The consumer research group Strategic Vision conducted the survey to provide automakers with helpful marketing data (“If I were selling a convertible, I’d consider buying some air-time on Fox News,” said president Alexander Edwards). From the consumer side, the survey provides a clue into which carefully crafted images we’re buying into -- and who we are. A VP from Strategic Vision told The New York Times that the popularity of convertibles among Republicans indicates a mindset emphasizing freedom and reward. All the top choices by Democrats matched a separate survey on total auto value, indicating an emphasis on practicality.

Automakers are non-partisan when it comes to accepting car payments, but they do cultivate a customer image with extreme caution. Just look at the current crop of commercials. Subaru drivers are outdoorsy and probably have played hacky sack at some point in the past. Honda drivers are smart shoppers. Scion drivers cruise through neon cities, preferably at midnight with the music blasting. Lexus drivers are not always cleanly shaven but always handsome, particularly when glancing in the rear view.

Not everyone chooses a car as a status symbol, and dozens of factors influence any purchase as expensive as a new automobile. But our choices do reveal something about who we are and/or the image we’re comfortable portraying. If you’re the one wearing a red dress to a party, you probably didn’t drive there in a station wagon. If you’re the practical type, you’re not expected to pull up in a checkered MINI Cooper.

Are you immune, or have you bought into a well-crafted media message? And if you’re enjoying the springtime in your new Mustang convertible, can we count on you to vote Republican this fall?

Apr 9, 2013 10:14PM
Some people are eclectic and are not necessarily consistent. People that have a lot of money have more choices than people who don't. Also, Dems are city people and Republicans are more country, which can explain the size and type of vehicle. I don't think that one's politics has anything to do with the type of vehicle. So all you Republicans in the big city, feel free to get a practical Toyota or Honda. Same goes for the working class country Democrats that actually use a pickup truck in their job.
Jul 4, 2012 5:21PM
If you are a Republican, you should drive a Pinto, b/c they are not put together very well.

How about those of us driving the only gas hog sportscar version of a Hyundai that has rear wheel drive, 306 horsepower, better brakes than the Porsche Boxster, and F1 shifters on the steering wheel.. what are we most likely to be?

 (he asks knowing full well a string of troll insults are now coming)

Apr 17, 2012 11:00PM
All of you are idiots. The article is saying that Democrats TEND to buy cheaper cars and Republicans TEND to buy more expensive cars. Just because it does not correctly predict what kind of car you have, does not mean that it is wrong in general.
Apr 17, 2012 9:45PM
I'm not sure how well this holds up.  I think most in the labor unions vote D and by and large they seem to favor the vehicles deemed "Republican"  (Ever see a Union sticker on a Prius?  Me neither.)

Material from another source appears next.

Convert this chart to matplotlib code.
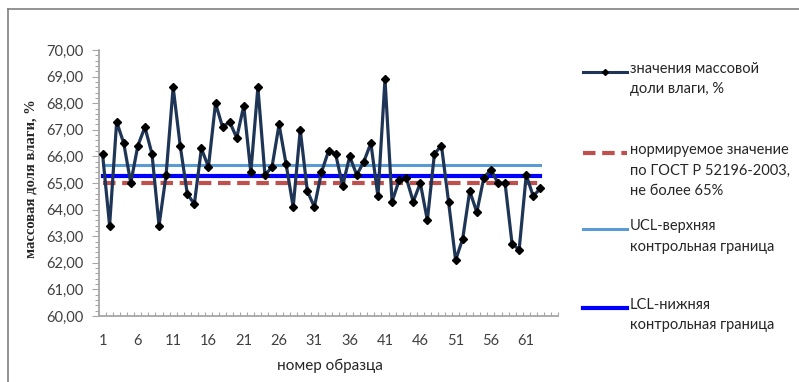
import matplotlib
matplotlib.use("Agg")
import matplotlib.pyplot as plt
from matplotlib.lines import Line2D
from matplotlib.ticker import MultipleLocator, FixedLocator, FuncFormatter

# ---- data ----
sample_no = list(range(1, 64))
moisture = [66.1, 63.4, 67.3, 66.5, 65.0, 66.4, 67.1, 66.1, 63.4, 65.3,
            68.6, 66.4, 64.6, 64.2, 66.3, 65.6, 68.0, 67.1, 67.3, 66.7,
            67.9, 65.4, 68.6, 65.3, 65.6, 67.2, 65.7, 64.1, 67.0, 64.7,
            64.1, 65.4, 66.2, 66.1, 64.9, 66.0, 65.3, 65.8, 66.5, 64.5,
            68.9, 64.3, 65.1, 65.2, 64.3, 65.0, 63.6, 66.1, 66.4, 64.3,
            62.1, 62.9, 64.7, 63.9, 65.2, 65.5, 65.0, 65.0, 62.7, 62.5,
            65.3, 64.5, 64.8]
norm_value = 65.0
ucl_value = 65.68
lcl_value = 65.25
x_tick_labels = [1, 6, 11, 16, 21, 26, 31, 36, 41, 46, 51, 56, 61]
legend_labels = ["значения массовой\nдоли влаги, %",
                 "нормируемое значение\nпо ГОСТ Р 52196-2003,\nне более 65%",
                 "UCL-верхняя\nконтрольная граница",
                 "LCL-нижняя\nконтрольная граница"]

W, H = 799, 382
fig = plt.figure(figsize=(W / 100, H / 100), dpi=100)
fig.patch.set_facecolor("white")

def fx(px):
    return px / W

def fy(py):
    return 1 - py / H

ax = fig.add_axes([fx(99), fy(316), fx(558) - fx(99), fy(50) - fy(316)])

c_series = "#1F3556"
c_norm = "#C0504D"
c_ucl = "#5B9BD5"
c_lcl = "#0000FF"

n = len(moisture)
ax.plot(sample_no, [norm_value] * n, color=c_norm, lw=3, ls=(0, (3, 1.6)), zorder=2)
ax.plot(sample_no, [ucl_value] * n, color=c_ucl, lw=2.2, zorder=2)
ax.plot(sample_no, [lcl_value] * n, color=c_lcl, lw=3, zorder=2)
ax.plot(sample_no, moisture, color=c_series, lw=2.3, marker="D", ms=4.5,
        mfc="black", mec="black", zorder=3)

ax.set_xlim(0.5, 65.5)
ax.set_ylim(60, 70)

for s in ["top", "right"]:
    ax.spines[s].set_visible(False)
for s in ["left", "bottom"]:
    ax.spines[s].set_color("#A6A6A6")
    ax.spines[s].set_linewidth(1.3)

tick_font = "Lato"
ax.xaxis.set_major_locator(FixedLocator(x_tick_labels))
ax.xaxis.set_minor_locator(MultipleLocator(1, offset=0.5))
ax.tick_params(axis="x", which="major", length=0, pad=13, labelsize=10.5, labelcolor="#404040")
ax.tick_params(axis="x", which="minor", length=3, direction="in", color="#A6A6A6", width=0.8)
for lab in ax.get_xticklabels():
    lab.set_fontfamily(tick_font)

ax.yaxis.set_major_locator(MultipleLocator(1))
ax.yaxis.set_minor_locator(MultipleLocator(0.2))
ax.yaxis.set_major_formatter(FuncFormatter(lambda v, p: f"{v:.2f}".replace(".", ",")))
ax.tick_params(axis="y", which="major", length=5, color="#A6A6A6", width=0.8, pad=6,
               labelsize=10.5, labelcolor="#404040")
ax.tick_params(axis="y", which="minor", length=3, color="#A6A6A6", width=0.8)
for lab in ax.get_yticklabels():
    lab.set_fontfamily(tick_font)

fig.text(fx(330), fy(366), "номер образца", ha="center", va="center",
         fontsize=11, family=tick_font, color="#262626")
fig.text(fx(31), fy(179), "массовая доля влаги, %", ha="center", va="center",
         rotation=90, fontsize=10.5, family="Liberation Serif", weight="bold", color="#262626")

# legend (manual)
entries = [
    (72, dict(color=c_series, lw=2.2, marker="D", ms=3, mfc="black", mec="black", markevery=[1])),
    (153, dict(color=c_norm, lw=3, ls=(0, (3, 1.6)))),
    (229, dict(color=c_ucl, lw=2.2)),
    (308, dict(color=c_lcl, lw=3)),
]
for (py, style), label in zip(entries, legend_labels):
    xs = [fx(583), fx(605), fx(627)]
    fig.add_artist(Line2D(xs, [fy(py)] * 3, transform=fig.transFigure, **style))
    fig.text(fx(630), fy(py) + 0.025, label, ha="left", va="top", fontsize=10.5,
             family=tick_font, color="#262626", linespacing=1.55)

# outer frame (left and top visible)
fig.add_artist(Line2D([fx(7.5), fx(7.5)], [0, fy(9)], transform=fig.transFigure,
                      color="#808080", lw=1.2))
fig.add_artist(Line2D([fx(7.5), 1], [fy(9), fy(9)], transform=fig.transFigure,
                      color="#808080", lw=1.2))

fig.savefig("out.png", dpi=100)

I tend to have Democrat vehicle tastes on a Republican budget :)

I like to spend less than I make, make my own choices regarding charity, rather than being told who I should support, and I think folks need to do more for themselves.

Therefore, anything with an automatic transmission is automatically Democrat, where the rugged individualist freedom loving Republican would own a stick shift car.  (Being personally responsible for choosing the gear, not relying on others to choose the gear for them.)

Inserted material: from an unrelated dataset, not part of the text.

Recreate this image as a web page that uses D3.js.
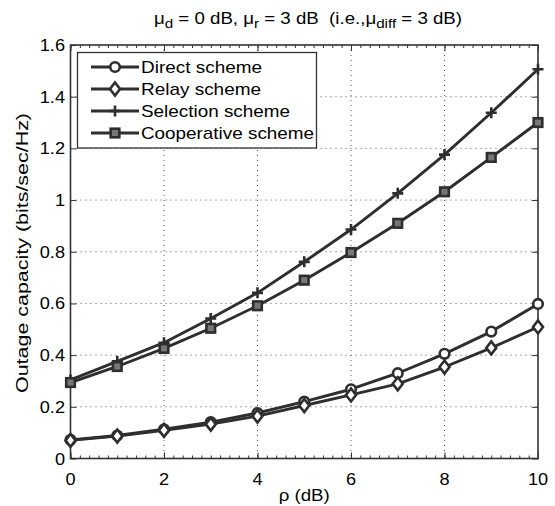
<!DOCTYPE html>
<html><head><meta charset="utf-8">
<script src="https://cdn.jsdelivr.net/npm/d3@7"></script>
<style>body{margin:0;background:#fff}svg{display:block}text{font-family:"Liberation Sans",Arial,sans-serif;fill:#000}</style>
</head><body>
<script>
const rho = [0,1,2,3,4,5,6,7,8,9,10];
const direct = [0.072,0.089,0.113,0.141,0.176,0.220,0.268,0.330,0.405,0.491,0.598];
const relay = [0.070,0.087,0.109,0.133,0.164,0.205,0.246,0.289,0.354,0.428,0.509];
const selection = [0.304,0.376,0.448,0.542,0.641,0.761,0.886,1.026,1.176,1.338,1.506];
const cooperative = [0.294,0.356,0.426,0.504,0.591,0.690,0.797,0.910,1.032,1.165,1.300];
const seriesNames = ["Direct scheme","Relay scheme","Selection scheme","Cooperative scheme"];
const markers = ["circle","diamond","plus","square"];
const xTicks = [0,2,4,6,8,10];
const yTicks = [0,0.2,0.4,0.6,0.8,1,1.2,1.4,1.6];

const W=555,H=506;
const m={l:70.5,r:538,t:45,b:458.5};
const svg=d3.select("body").append("svg").attr("width",W).attr("height",H);
const x=d3.scaleLinear().domain([0,10]).range([m.l,m.r]);
const y=d3.scaleLinear().domain([0,1.6]).range([m.b,m.t]);
const ink="#2e2e2e";
const SX=1.1;

// grid
const grid=svg.append("g").attr("stroke","#555").attr("stroke-width",1).attr("stroke-dasharray","1,4");
xTicks.slice(1,-1).forEach(v=>grid.append("line").attr("x1",x(v)).attr("x2",x(v)).attr("y1",m.t).attr("y2",m.b));
yTicks.slice(1,-1).forEach(v=>grid.append("line").attr("x1",m.l).attr("x2",m.r).attr("y1",y(v)).attr("y2",y(v)));

// axes with inward ticks
const ax=svg.append("g");
ax.append("g").attr("transform",`translate(0,${m.b})`).call(d3.axisBottom(x).tickValues(d3.range(0,10.01,0.2)).tickSizeInner(-3).tickSizeOuter(0).tickFormat(""));
ax.append("g").attr("transform",`translate(0,${m.t})`).call(d3.axisTop(x).tickValues(d3.range(0,10.01,0.2)).tickSizeInner(-3).tickSizeOuter(0).tickFormat(""));
ax.append("g").attr("transform",`translate(0,${m.b})`).call(d3.axisBottom(x).tickValues(xTicks).tickSizeInner(-6).tickSizeOuter(0).tickFormat(""));
ax.append("g").attr("transform",`translate(0,${m.t})`).call(d3.axisTop(x).tickValues(xTicks).tickSizeInner(-6).tickSizeOuter(0).tickFormat(""));
ax.append("g").attr("transform",`translate(${m.l},0)`).call(d3.axisLeft(y).tickValues(yTicks).tickSizeInner(-6).tickSizeOuter(0).tickFormat(""));
ax.append("g").attr("transform",`translate(${m.r},0)`).call(d3.axisRight(y).tickValues(yTicks).tickSizeInner(-6).tickSizeOuter(0).tickFormat(""));
ax.selectAll("path.domain").remove();
ax.selectAll("line").attr("stroke","#333").attr("stroke-width",1);
svg.append("rect").attr("x",m.l).attr("y",m.t).attr("width",m.r-m.l).attr("height",m.b-m.t)
  .attr("fill","none").attr("stroke","#333").attr("stroke-width",1.6);

// tick labels
xTicks.forEach(v=>svg.append("text").attr("transform",`translate(${x(v)},484.5) scale(${SX},1)`)
  .attr("text-anchor","middle").attr("font-size",16.5).text(d3.format("")(v)));
yTicks.forEach(v=>svg.append("text").attr("transform",`translate(65,${y(v)+6}) scale(${SX},1)`)
  .attr("text-anchor","end").attr("font-size",16.5).text(v===0?"0":d3.format(".1f")(v).replace(/\.0$/,"")));

// axis labels
svg.append("text").attr("transform",`translate(${(m.l+m.r)/2},501) scale(${SX},1)`).attr("text-anchor","middle").attr("font-size",17).text("ρ (dB)");
svg.append("text").attr("transform",`translate(28,253) rotate(-90)`).attr("text-anchor","middle").attr("font-size",17)
  .attr("textLength",280).attr("lengthAdjust","spacingAndGlyphs").text("Outage capacity (bits/sec/Hz)");

// title
const t=svg.append("text").attr("x",308).attr("y",24).attr("text-anchor","middle").attr("font-size",16)
  .attr("textLength",308).attr("lengthAdjust","spacingAndGlyphs");
t.append("tspan").text("μ");
t.append("tspan").attr("dy",4).attr("font-size",13).text("d");
t.append("tspan").attr("dy",-4).text(" = 0 dB, μ");
t.append("tspan").attr("dy",4).attr("font-size",13).text("r");
t.append("tspan").attr("dy",-4).text(" = 3 dB\u00a0 (i.e.,μ");
t.append("tspan").attr("dy",4).attr("font-size",13).text("diff");
t.append("tspan").attr("dy",-4).text(" = 3 dB)");

// marker drawer
function drawMarker(g,type,cx,cy){
  let e;
  if(type==="circle") e=g.append("circle").attr("cx",cx).attr("cy",cy).attr("r",4.8).attr("fill","#fff");
  else if(type==="diamond") e=g.append("path").attr("d",`M${cx},${cy-6.5}L${cx+5},${cy}L${cx},${cy+6.5}L${cx-5},${cy}Z`).attr("fill","#fff");
  else if(type==="plus") e=g.append("path").attr("d",`M${cx-5.5},${cy}H${cx+5.5}M${cx},${cy-5.5}V${cy+5.5}`).attr("fill","none");
  else e=g.append("rect").attr("x",cx-4.3).attr("y",cy-4.3).attr("width",8.6).attr("height",8.6).attr("fill","#777");
  e.attr("stroke",ink).attr("stroke-width",2.6);
}

const data=[direct,relay,selection,cooperative];
const line=d3.line().x((d,i)=>x(rho[i])).y(d=>y(d));
const plot=svg.append("g");
data.forEach(vals=>{
  plot.append("path").attr("d",line(vals)).attr("fill","none").attr("stroke",ink).attr("stroke-width",2.9).attr("stroke-linejoin","round");
});
data.forEach((vals,k)=>{
  const g=plot.append("g");
  vals.forEach((v,i)=>drawMarker(g,markers[k],x(rho[i]),y(v)));
});

// legend
const lg=svg.append("g");
lg.append("rect").attr("x",77.5).attr("y",52.5).attr("width",239).attr("height",95.5).attr("fill","#fff").attr("stroke","#333").attr("stroke-width",1.3);
const legendW=[121,120,149,173];
seriesNames.forEach((n,k)=>{
  const cy=67+k*22;
  lg.append("line").attr("x1",91).attr("x2",139).attr("y1",cy).attr("y2",cy).attr("stroke",ink).attr("stroke-width",2.9);
  drawMarker(lg,markers[k],115,cy);
  lg.append("text").attr("x",141).attr("y",cy+6).attr("font-size",17)
    .attr("textLength",legendW[k]).attr("lengthAdjust","spacingAndGlyphs").text(n);
});
</script>
</body></html>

But then one might say I have Democratic budget because it seems more and more folks think that because I make more money, a higher percentage of my income should be taken from me.

Pretty soon, if both parties don't stop the run away spending, none of us will be able to afford any car, regardless of political affiliation.

Apr 17, 2012 9:16PM
Very true in my personal experience.  I drive a Honda Fit.  Husband drives an SUV.  Guess what couple cancels each other out at the polls?
Apr 17, 2012 6:42PM
Let's see!  I drive a 2004 Honda Pilot, a 2001 Chevrolet 2500 HD with a 6.0L that gets 11.5 mpg on the highway and a 2001 Chevrolet Cavalier that gets 20+ mpg in town and 30 on the highway.  Now, where does that put me?  :)  I get what I can afford and/or need and I stay away from marketing!